South Street Seaport Museum, the Wavertree



There were almost zero people in the Tiki Bar of the South Street Seaport Museum on a pleasant day in early October. I took this to be a wound in the very body of New York, because who ever heard of a nice place with nice comestibles and no one around? It seems like the people have, indeed, finally gotten out of the City and are telecommuting in from their ranches in Montana or their terraces in the South of France or from real Tiki Bars where it isn’t partly cool already.

I didn’t complain about having two afternoon drinks and no one to either judge me or be sloppy together with. I figure as long as you tip well, you can drink all you like.

The only person around was an Uber Eats driver named Winston charging up his electric bicycle at the dock. Evidently New York has gone quite electric with the bicycles, and an enterprising delivery person can rake in $300 a day. I will remember that for next time I need a job.

You can always make a living in New York, and you can always find cheap groceries and a place to stay. Don’t let them scare you. That is what I have learnt about it.

The first stop in the tourism department was the Tall Ship the Wavertree. I have reported on other tall ships before, namely the Lady Washington, a replica of a brig built in 1775. This is the real deal, however, the last of thirteen steel-hulled tall ships built for Queen Victoria herself in 1885. Imagine her face when she got the news of a hurricane at Cape Horn with 140-mile-an-hour winds that took down all three masts and had Her Majesty’s ship limping to shore, rescued by the locals, who called her “el gran Valero” and loved her. There the Wavertree served as a storage vessel and sand barge until 1968 when she was acquired by New York, towed north, and restored.
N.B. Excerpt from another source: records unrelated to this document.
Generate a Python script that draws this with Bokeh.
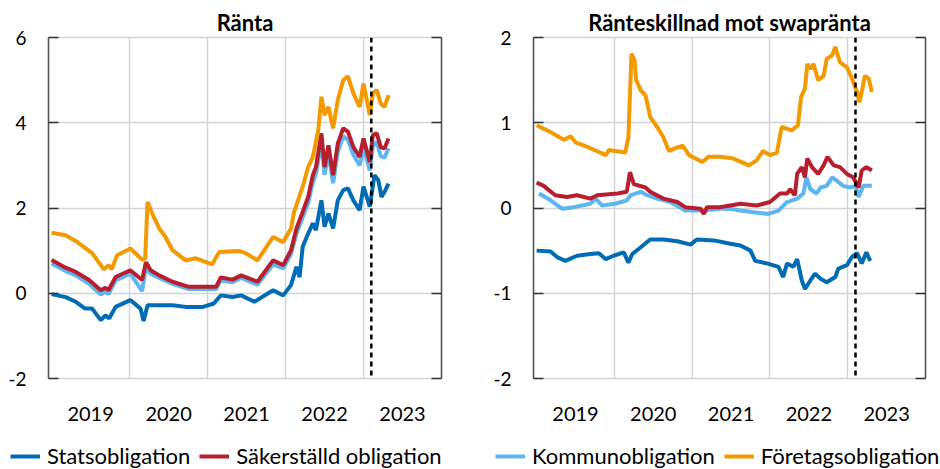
from bokeh.plotting import figure
from bokeh.models import FixedTicker, LinearAxis, Span, Legend, LegendItem, Range1d
from bokeh.layouts import column, row
from bokeh.embed import file_html
from bokeh.resources import INLINE

# ---------------- data (decimal years) ----------------
# Left panel: Ränta (interest rate, %)
rate_stats_t = [2019.00, 2019.18, 2019.31, 2019.43, 2019.52, 2019.63, 2019.69, 2019.74, 2019.82, 2020.01,
                2020.14, 2020.18, 2020.23, 2020.38, 2020.55, 2020.72, 2020.94, 2021.08, 2021.17, 2021.32,
                2021.43, 2021.60, 2021.84, 2021.97, 2022.07, 2022.14, 2022.18, 2022.22, 2022.29, 2022.35,
                2022.39, 2022.46, 2022.50, 2022.55, 2022.61, 2022.67, 2022.74, 2022.80, 2022.87, 2022.95,
                2023.00, 2023.08, 2023.14, 2023.19, 2023.23, 2023.27, 2023.32]
rate_stats_v = [-0.02, -0.09, -0.20, -0.36, -0.36, -0.63, -0.52, -0.59, -0.32, -0.16,
                -0.36, -0.65, -0.28, -0.28, -0.28, -0.32, -0.32, -0.24, -0.05, -0.09,
                -0.05, -0.20, 0.07, -0.05, 0.19, 0.62, 0.38, 1.09, 1.40, 1.64,
                1.48, 2.18, 1.56, 1.87, 1.52, 2.18, 2.42, 2.46, 2.18, 1.95,
                2.50, 2.03, 2.77, 2.65, 2.26, 2.38, 2.57]

rate_sak_t = [2019.00, 2019.18, 2019.31, 2019.48, 2019.63, 2019.69, 2019.73, 2019.82, 2020.01, 2020.16,
              2020.21, 2020.27, 2020.38, 2020.55, 2020.76, 2020.94, 2021.11, 2021.17, 2021.32, 2021.43,
              2021.64, 2021.84, 2021.97, 2022.07, 2022.14, 2022.22, 2022.29, 2022.35, 2022.39, 2022.46,
              2022.50, 2022.55, 2022.61, 2022.67, 2022.74, 2022.80, 2022.87, 2022.95, 2023.00, 2023.08,
              2023.12, 2023.17, 2023.22, 2023.27, 2023.32]
rate_sak_v = [0.78, 0.60, 0.50, 0.31, 0.07, 0.13, 0.07, 0.38, 0.54, 0.31,
              0.73, 0.54, 0.42, 0.27, 0.15, 0.15, 0.15, 0.37, 0.32, 0.42,
              0.27, 0.77, 0.66, 1.01, 1.52, 1.91, 2.26, 2.77, 2.96, 3.75,
              2.96, 3.47, 2.77, 3.51, 3.87, 3.79, 3.43, 3.20, 3.63, 3.08,
              3.71, 3.75, 3.43, 3.40, 3.63]

rate_kom_t = rate_sak_t
rate_kom_v = [0.70, 0.52, 0.42, 0.22, -0.03, 0.04, -0.02, 0.30, 0.46, 0.05,
              0.60, 0.46, 0.36, 0.22, 0.10, 0.10, 0.10, 0.30, 0.26, 0.36,
              0.20, 0.68, 0.58, 0.92, 1.40, 1.78, 2.12, 2.60, 2.80, 3.55,
              2.78, 3.28, 2.58, 3.32, 3.68, 3.60, 3.25, 3.00, 3.42, 2.88,
              3.45, 3.55, 3.22, 3.18, 3.40]

rate_for_t = [2019.00, 2019.18, 2019.33, 2019.52, 2019.67, 2019.73, 2019.77, 2019.84, 2020.01, 2020.16,
              2020.20, 2020.23, 2020.29, 2020.38, 2020.46, 2020.55, 2020.72, 2020.85, 2021.06, 2021.15,
              2021.41, 2021.49, 2021.64, 2021.84, 2021.97, 2022.07, 2022.11, 2022.22, 2022.29, 2022.35,
              2022.42, 2022.46, 2022.50, 2022.55, 2022.61, 2022.67, 2022.74, 2022.80, 2022.87, 2022.95,
              2023.00, 2023.08, 2023.12, 2023.17, 2023.22, 2023.27, 2023.32]
rate_for_v = [1.42, 1.36, 1.20, 0.94, 0.56, 0.66, 0.56, 0.89, 1.05, 0.79,
              0.82, 2.14, 1.87, 1.52, 1.32, 1.01, 0.77, 0.82, 0.68, 0.97,
              0.99, 0.94, 0.77, 1.32, 1.20, 1.52, 1.91, 2.50, 2.96, 3.20,
              3.83, 4.61, 4.18, 4.37, 3.87, 4.53, 5.00, 5.09, 4.69, 4.37,
              4.92, 4.18, 4.69, 4.77, 4.45, 4.37, 4.65]

# Right panel: Ränteskillnad mot swapränta (spread, percentage points)
spr_stats_t = [2019.00, 2019.18, 2019.27, 2019.37, 2019.52, 2019.69, 2019.80, 2019.89, 2019.99, 2020.12,
               2020.18, 2020.23, 2020.34, 2020.46, 2020.63, 2020.81, 2020.98, 2021.06, 2021.28, 2021.49,
               2021.62, 2021.75, 2021.81, 2021.96, 2022.11, 2022.17, 2022.22, 2022.30, 2022.35, 2022.41,
               2022.45, 2022.52, 2022.58, 2022.65, 2022.73, 2022.84, 2022.88, 2022.99, 2023.05, 2023.12,
               2023.18, 2023.24, 2023.29]
spr_stats_v = [-0.50, -0.51, -0.58, -0.62, -0.56, -0.54, -0.53, -0.60, -0.56, -0.52,
               -0.64, -0.54, -0.46, -0.37, -0.37, -0.39, -0.43, -0.37, -0.38, -0.42,
               -0.44, -0.50, -0.62, -0.65, -0.69, -0.81, -0.65, -0.69, -0.60, -0.85,
               -0.95, -0.85, -0.77, -0.83, -0.87, -0.81, -0.71, -0.67, -0.58, -0.53,
               -0.65, -0.52, -0.62]

spr_sak_t = [2019.00, 2019.09, 2019.24, 2019.39, 2019.52, 2019.69, 2019.78, 2020.04, 2020.16, 2020.20,
             2020.25, 2020.40, 2020.46, 2020.63, 2020.81, 2020.91, 2021.11, 2021.15, 2021.19, 2021.36,
             2021.49, 2021.62, 2021.83, 2022.00, 2022.13, 2022.22, 2022.26, 2022.32, 2022.35, 2022.41,
             2022.45, 2022.48, 2022.54, 2022.62, 2022.69, 2022.74, 2022.82, 2022.90, 2022.99, 2023.07,
             2023.14, 2023.18, 2023.24, 2023.31]
spr_sak_v = [0.30, 0.26, 0.15, 0.13, 0.15, 0.11, 0.15, 0.17, 0.19, 0.42,
             0.28, 0.24, 0.19, 0.11, 0.07, 0.01, -0.01, -0.07, 0.01, 0.01,
             0.03, 0.05, 0.03, 0.07, 0.17, 0.17, 0.22, 0.15, 0.40, 0.48,
             0.36, 0.58, 0.48, 0.40, 0.50, 0.60, 0.50, 0.48, 0.40, 0.36,
             0.24, 0.44, 0.48, 0.44]

spr_kom_t = [2019.03, 2019.18, 2019.33, 2019.48, 2019.69, 2019.76, 2019.84, 2020.01, 2020.16, 2020.21,
             2020.34, 2020.42, 2020.55, 2020.72, 2020.91, 2021.15, 2021.36, 2021.49, 2021.62, 2021.79,
             2021.98, 2022.11, 2022.22, 2022.35, 2022.43, 2022.47, 2022.52, 2022.60, 2022.65, 2022.73,
             2022.80, 2022.86, 2022.94, 2023.03, 2023.10, 2023.14, 2023.20, 2023.31]
spr_kom_v = [0.17, 0.09, -0.01, 0.01, 0.05, 0.11, 0.03, 0.05, 0.09, 0.15,
             0.19, 0.15, 0.11, 0.07, -0.03, -0.03, -0.01, -0.01, -0.03, -0.05,
             -0.07, -0.03, 0.07, 0.11, 0.17, 0.36, 0.22, 0.17, 0.24, 0.26,
             0.36, 0.32, 0.26, 0.24, 0.26, 0.13, 0.26, 0.26]

spr_for_t = [2019.00, 2019.18, 2019.35, 2019.44, 2019.50, 2019.67, 2019.89, 2019.93, 2020.14, 2020.18,
             2020.22, 2020.26, 2020.28, 2020.34, 2020.40, 2020.46, 2020.55, 2020.63, 2020.70, 2020.81,
             2020.88, 2020.96, 2021.13, 2021.21, 2021.36, 2021.53, 2021.73, 2021.83, 2021.91, 2022.00,
             2022.09, 2022.15, 2022.28, 2022.36, 2022.40, 2022.45, 2022.48, 2022.52, 2022.56, 2022.62,
             2022.69, 2022.73, 2022.80, 2022.84, 2022.90, 2022.99, 2023.05, 2023.12, 2023.15, 2023.18,
             2023.22, 2023.27, 2023.31]
spr_for_v = [0.97, 0.89, 0.80, 0.84, 0.77, 0.71, 0.62, 0.68, 0.65, 0.83,
             1.81, 1.73, 1.50, 1.38, 1.32, 1.07, 0.95, 0.83, 0.67, 0.71,
             0.73, 0.62, 0.54, 0.60, 0.60, 0.58, 0.50, 0.56, 0.67, 0.62,
             0.65, 0.95, 0.91, 0.97, 1.30, 1.40, 1.69, 1.63, 1.69, 1.50,
             1.55, 1.75, 1.79, 1.89, 1.71, 1.65, 1.53, 1.36, 1.24, 1.36,
             1.55, 1.52, 1.36]

year_labels = ["2019", "2020", "2021", "2022", "2023"]
year_label_pos = [2019.5, 2020.5, 2021.5, 2022.5, 2023.5]
year_grid = [2020, 2021, 2022, 2023]
marker_date = 2023.10
left_yticks = [-2, 0, 2, 4, 6]
right_yticks = [-2, -1, 0, 1, 2]
series_names = ["Statsobligation", "Säkerställd obligation", "Kommunobligation", "Företagsobligation"]

# ---------------- styling ----------------
FONT = "Lato"
C_STATS = "#006CB5"
C_SAK = "#B71F2E"
C_KOM = "#5DB5F1"
C_FOR = "#F39A00"
GRID = "#d4d4d4"
AXIS = "#555555"
LW = 4
X0, X1 = 2018.96, 2024.0


def make_panel(title, yticks, data, border_left, border_right, fw):
    p = figure(frame_width=fw, frame_height=341,
               x_range=Range1d(X0, X1), y_range=Range1d(yticks[0], yticks[-1]),
               output_backend="svg", toolbar_location=None,
               min_border_left=border_left, min_border_right=border_right,
               min_border_top=37, min_border_bottom=55)
    p.title.text = title
    p.title.align = "center"
    p.title.text_font = FONT
    p.title.text_font_size = "22px"
    p.title.text_font_style = "bold"
    p.title.text_color = "#000000"
    p.title.standoff = 3
    p.outline_line_color = GRID
    p.outline_line_width = 1.5
    p.background_fill_color = "white"
    p.border_fill_color = "white"

    # x axis
    xa = p.xaxis[0]
    xa.ticker = FixedTicker(ticks=year_label_pos)
    xa.major_label_overrides = {pos: lab for pos, lab in zip(year_label_pos, year_labels)}
    xa.axis_line_color = None
    xa.major_tick_line_color = None
    xa.minor_tick_line_color = None
    xa.major_label_standoff = 22
    xa.major_label_text_font = FONT
    xa.major_label_text_font_size = "20px"
    xa.major_label_text_color = "#000000"

    # y axis
    ya = p.yaxis[0]
    ya.ticker = FixedTicker(ticks=yticks)
    ya.major_label_overrides = {t: str(t) for t in yticks}
    ya.axis_line_color = AXIS
    ya.axis_line_width = 1.5
    ya.major_tick_line_color = "#333333"
    ya.major_tick_line_width = 1.5
    ya.major_tick_in = 10
    ya.major_tick_out = 0
    ya.minor_tick_line_color = None
    ya.major_label_standoff = 22
    ya.major_label_text_font = FONT
    ya.major_label_text_font_size = "19px"
    ya.major_label_text_color = "#000000"

    # right axis: tick marks only (minor ticks carry no labels)
    ra = LinearAxis(ticker=FixedTicker(ticks=[], minor_ticks=yticks))
    ra.axis_line_color = AXIS
    ra.axis_line_width = 1.5
    ra.major_tick_line_color = None
    ra.minor_tick_line_color = "#333333"
    ra.minor_tick_line_width = 1.5
    ra.minor_tick_in = 10
    ra.minor_tick_out = 0
    ra.major_label_standoff = 0
    p.add_layout(ra, "right")

    p.xgrid.ticker = FixedTicker(ticks=year_grid)
    p.xgrid.grid_line_color = GRID
    p.xgrid.grid_line_width = 1.5
    p.ygrid.ticker = FixedTicker(ticks=yticks)
    p.ygrid.grid_line_color = GRID
    p.ygrid.grid_line_width = 1.5

    (st_t, st_v), (sk_t, sk_v), (km_t, km_v), (fo_t, fo_v) = data
    p.line(km_t, km_v, line_color=C_KOM, line_width=LW)
    p.line(sk_t, sk_v, line_color=C_SAK, line_width=LW)
    p.line(st_t, st_v, line_color=C_STATS, line_width=LW)
    p.line(fo_t, fo_v, line_color=C_FOR, line_width=LW)

    p.add_layout(Span(location=marker_date, dimension="height", line_color="black",
                      line_width=2.5, line_dash="5 4"))
    return p


p1 = make_panel("Ränta", left_yticks,
                [(rate_stats_t, rate_stats_v), (rate_sak_t, rate_sak_v),
                 (rate_kom_t, rate_kom_v), (rate_for_t, rate_for_v)],
                48, 30, 393)
p2 = make_panel("Ränteskillnad mot swapränta", right_yticks,
                [(spr_stats_t, spr_stats_v), (spr_sak_t, spr_sak_v),
                 (spr_kom_t, spr_kom_v), (spr_for_t, spr_for_v)],
                62, 15, 392)

# legend strip
pl = figure(width=940, height=36, x_range=Range1d(0, 1), y_range=Range1d(0, 1),
            output_backend="svg", toolbar_location=None,
            min_border_left=0, min_border_right=0, min_border_top=0, min_border_bottom=0)
pl.axis.visible = False
pl.grid.visible = False
pl.outline_line_color = None
colors = [C_STATS, C_SAK, C_KOM, C_FOR]
rends = [pl.line([-5, -4], [-5, -4], line_color=c, line_width=LW) for c in colors]


def make_legend(items, x):
    lg = Legend(items=items, location=(x, 0), orientation="horizontal",
                glyph_width=30, glyph_height=20, label_standoff=7, spacing=9,
                padding=0, margin=0, border_line_color=None, background_fill_alpha=0,
                label_text_font=FONT, label_text_font_size="22px", label_text_color="#000000")
    return lg


pl.add_layout(make_legend([LegendItem(label=series_names[0], renderers=[rends[0]]),
                           LegendItem(label=series_names[1], renderers=[rends[1]])], 10))
pl.add_layout(make_legend([LegendItem(label=series_names[2], renderers=[rends[2]]),
                           LegendItem(label=series_names[3], renderers=[rends[3]])], 495))

layout = column(row(p1, p2), pl)
open("out.html", "w").write(file_html(layout, INLINE))
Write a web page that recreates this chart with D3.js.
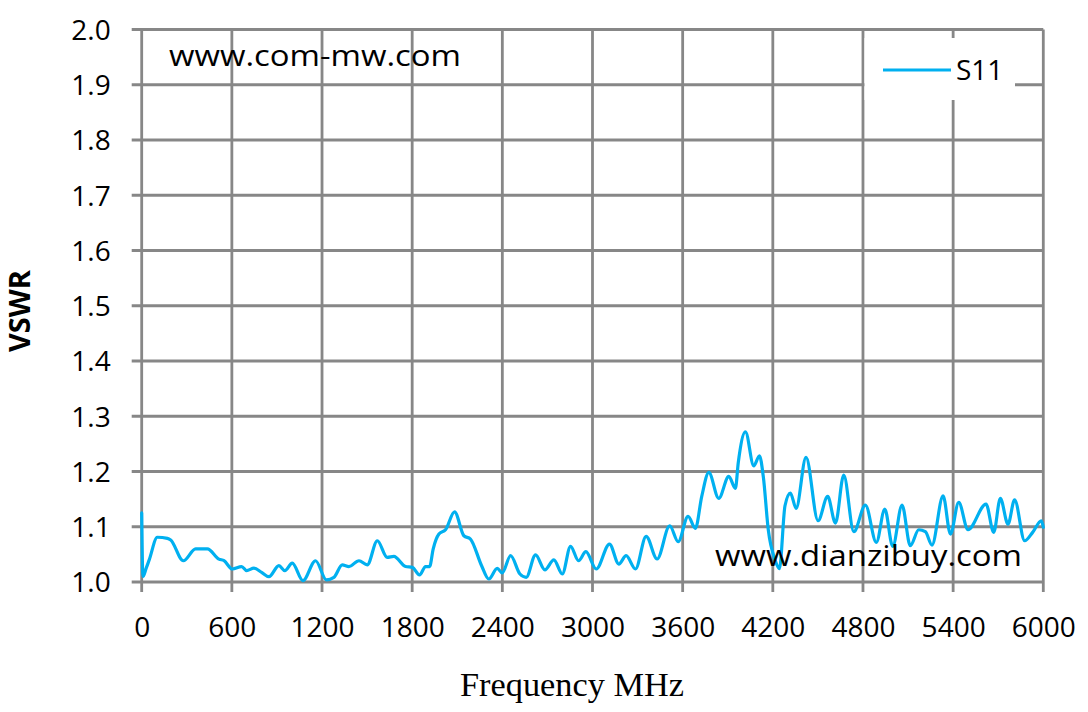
<!DOCTYPE html>
<html>
<head>
<meta charset="utf-8">
<script src="https://cdn.jsdelivr.net/npm/d3@7"></script>
<style>
html,body{margin:0;padding:0;background:#fff;}
svg{display:block;}
</style>
</head>
<body>
<svg id="chart" width="1088" height="712"></svg>
<script>
// ---- data ----
const freqMHz = [0,8,30,50,104,171,193,277,359,437,514,548,603,665,698,747,798,847,913,953,1002,1073,1157,1229,1279,1335,1379,1446,1501,1568,1634,1678,1756,1801,1849,1889,1916,1940,1978,2022,2082,2144,2188,2262,2310,2366,2399,2455,2517,2559,2621,2683,2743,2799,2854,2907,2956,3025,3113,3175,3224,3286,3357,3430,3514,3570,3636,3685,3727,3774,3840,3907,3951,3970,4018,4073,4111,4137,4170,4215,4244,4281,4317,4355,4421,4501,4565,4617,4672,4739,4816,4889,4945,4998,5060,5115,5171,5215,5259,5333,5382,5437,5499,5619,5670,5714,5765,5809,5876,5929,5987,6000];
const s11VSWR = [1.125,1.010,1.025,1.040,1.081,1.079,1.076,1.0385,1.060,1.060,1.0415,1.0385,1.0235,1.028,1.0205,1.025,1.0175,1.0096,1.0295,1.0205,1.034,1.0024,1.0385,1.004,1.0085,1.031,1.028,1.0385,1.031,1.0747,1.0446,1.0464,1.028,1.0265,1.0127,1.028,1.028,1.060,1.0868,1.0946,1.127,1.0837,1.0778,1.0295,1.0054,1.0247,1.0163,1.0476,1.0145,1.0085,1.049,1.022,1.040,1.0145,1.0645,1.0385,1.055,1.0235,1.0687,1.0325,1.0476,1.0235,1.0826,1.0416,1.1018,1.0729,1.1188,1.0971,1.155,1.1984,1.1514,1.1911,1.1694,1.2158,1.2718,1.2103,1.2284,1.190,1.094,1.040,1.024,1.138,1.161,1.1333,1.2255,1.1109,1.155,1.1067,1.1935,1.091,1.1392,1.0718,1.132,1.0645,1.1392,1.0657,1.0946,1.091,1.0669,1.156,1.0868,1.1441,1.0946,1.141,1.0898,1.1514,1.1049,1.1488,1.0747,1.0898,1.1109,1.099];
const xTicks = [0,600,1200,1800,2400,3000,3600,4200,4800,5400,6000];
const yTicks = [1.0,1.1,1.2,1.3,1.4,1.5,1.6,1.7,1.8,1.9,2.0];
const seriesName = "S11";
const xTitle = "Frequency MHz";
const yTitle = "VSWR";
const watermark1 = "www.com-mw.com";
const watermark2 = "www.dianzibuy.com";

// ---- layout ----
const svg = d3.select("#chart");
const L = 141.7, R = 1043.3, T = 29.5, B = 582;
const x = d3.scaleLinear().domain([0,6000]).range([L,R]);
const y = d3.scaleLinear().domain([1.0,2.0]).range([B,T]);
const gridColor = "#878787";
const font = "'Open Sans', sans-serif";

// gridlines (vertical)
svg.append("g").selectAll("line").data(xTicks).join("line")
  .attr("x1", d=>x(d)).attr("x2", d=>x(d))
  .attr("y1", T).attr("y2", B+10)
  .attr("stroke", gridColor).attr("stroke-width", 2.8);
// gridlines (horizontal)
svg.append("g").selectAll("line").data(yTicks).join("line")
  .attr("x1", L-10).attr("x2", R)
  .attr("y1", d=>y(d)).attr("y2", d=>y(d))
  .attr("stroke", gridColor).attr("stroke-width", 2.8);

// axes labels via d3 axes
const xAxis = d3.axisBottom(x).tickValues(xTicks).tickSize(0).tickPadding(0).tickFormat(d3.format("d"));
const gx = svg.append("g").attr("transform", `translate(0,${B})`).call(xAxis);
gx.select(".domain").remove();
gx.selectAll("text").attr("font-family", font).attr("font-size", 28).attr("fill","#000")
  .attr("dy", null).attr("y", 55);

const yAxis = d3.axisLeft(y).tickValues(yTicks).tickSize(0).tickPadding(0).tickFormat(d3.format(".1f"));
const gy = svg.append("g").attr("transform", `translate(${L},0)`).call(yAxis);
gy.select(".domain").remove();
gy.selectAll("text").attr("font-family", font).attr("font-size", 28).attr("fill","#000")
  .attr("x", -31).attr("dy", "0.35em");

// series line
const line = d3.line().x((d,i)=>x(freqMHz[i])).y(d=>y(d)).curve(d3.curveMonotoneX);
svg.append("path").datum(s11VSWR)
  .attr("d", line)
  .attr("fill","none").attr("stroke","#00B0F0").attr("stroke-width",3.2)
  .attr("stroke-linejoin","round").attr("stroke-linecap","round");

// watermarks
svg.append("text").attr("x", 169).attr("y", 66).text(watermark1)
  .attr("font-family", font).attr("font-size", 30).attr("fill","#000")
  .attr("textLength", 292).attr("lengthAdjust","spacingAndGlyphs");
svg.append("text").attr("x", 715).attr("y", 566).text(watermark2)
  .attr("font-family", font).attr("font-size", 30).attr("fill","#000")
  .attr("textLength", 307).attr("lengthAdjust","spacingAndGlyphs");

// legend
const lg = svg.append("g");
lg.append("rect").attr("x", 864.5).attr("y", 38).attr("width", 150.5).attr("height", 62).attr("fill","#fff");
lg.append("line").attr("x1", 883).attr("x2", 951).attr("y1", 70).attr("y2", 70)
  .attr("stroke","#00B0F0").attr("stroke-width",3);
lg.append("text").attr("x", 956).attr("y", 80).text(seriesName)
  .attr("font-family", font).attr("font-size", 28).attr("fill","#000");

// axis titles
svg.append("text").attr("x", 572).attr("y", 696).attr("text-anchor","middle").text(xTitle)
  .attr("font-family","'Liberation Serif', serif").attr("font-size", 33).attr("fill","#000")
  .attr("textLength", 224).attr("lengthAdjust","spacingAndGlyphs");
svg.append("text").attr("transform","translate(30,311) rotate(-90)").attr("text-anchor","middle").text(yTitle)
  .attr("font-family", font).attr("font-weight","bold").attr("font-size", 29).attr("fill","#000");
</script>
</body>
</html>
I would not like to have been the Cabinet Minister bearing that news. 

Cargo was loaded onto the Wavertree via large holes in the top. The hold was ribbed with what looks like cement between the ribs and not at all like a smooth course for a wheeled cart of any kind.

Hence the requirement of work songs to coordinate the labor. People can do a lot more in rhythmic and often musical coordination than randomly.

Those days are gone, for now, but perhaps sailing ships can make a partial comeback for the transport of goods when the scarcity of petroleum and the damage of global warming entail a shift toward greater sustainability. So recent history should be preserved, and methodologies of sea commerce studied and merged. To ask four men to carry a thousand pounds of cargo is not a welcome return to the past, but the Bernoulli principle in sail deployment used to convey a hundred thousand pounds around the globe is worth revisiting.